Once back in the car I tried not to get upset and angry knowing that with time my feelings would pass, but my crazy mind just exploded. “Just follow her directions?! She’s just an algorithm! You’re not actually navigating, you’re blindly following instructions! If you don’t use your brain it’s going to shrivel up and atrophy!” As we drove away, C sheepishly admitted he’d typed in the wrong information earlier. I wondered how many of our GPS mishaps were caused by human error and not data error. We didn’t utter a single word to each other as we returned to Uzès for one last night before heading home.

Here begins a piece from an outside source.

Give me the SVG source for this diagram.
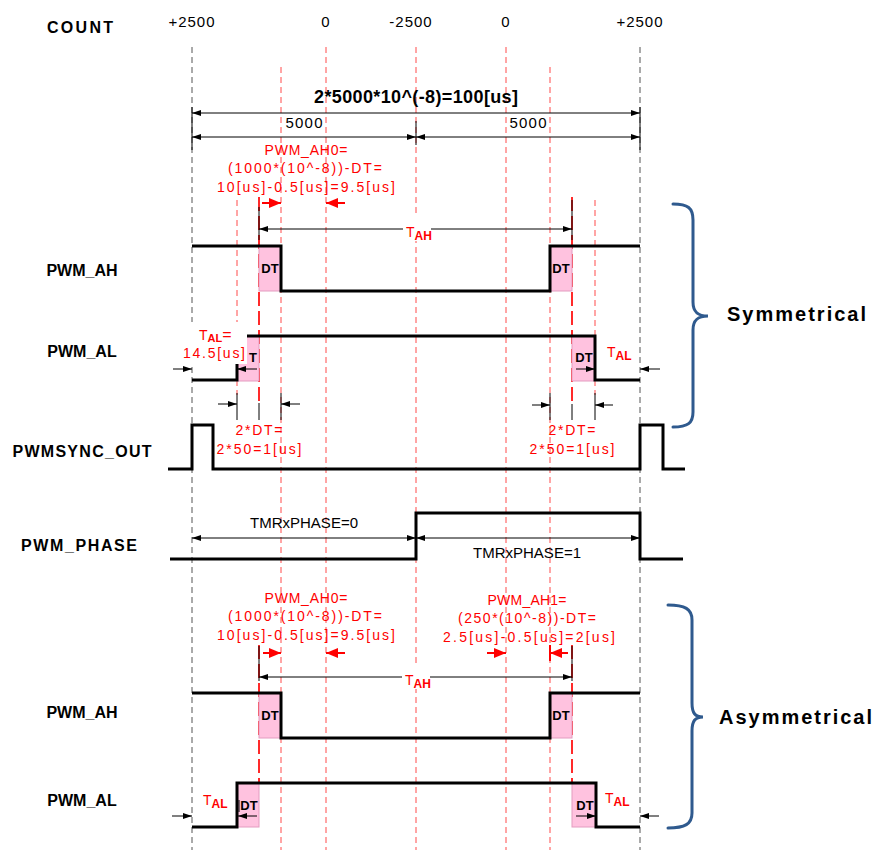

The next time I sat down at the computer I looked up problems with GPS navigation and discovered some very interesting, though not surprising facts. There are millions of people equipped with devices that make it completely unnecessary to learn from their environment. They don’t see where they are in relation to the spaces they inhabit and often follow their GPS commands into disastrous situations like driving into lakes, off piers, and even over cliffs. They have lost their ability to understand instinctively. I also learned about Dr. Gladys West, one of the four scientists who invented GPS. She continues to prefer using printed maps over a navigation system, saying above all, that she still trusts her intuitive faculties. I had to laugh.

It is said, “You won’t know if you truly love someone until you’ve travelled with them.” Sometimes traveling together isn’t glamorous, predictable or even comfortable, but we should be grateful for having to deal with difficult situations, because without them we wouldn’t be able to practice patience, mindfulness, loving-kindness or compassion.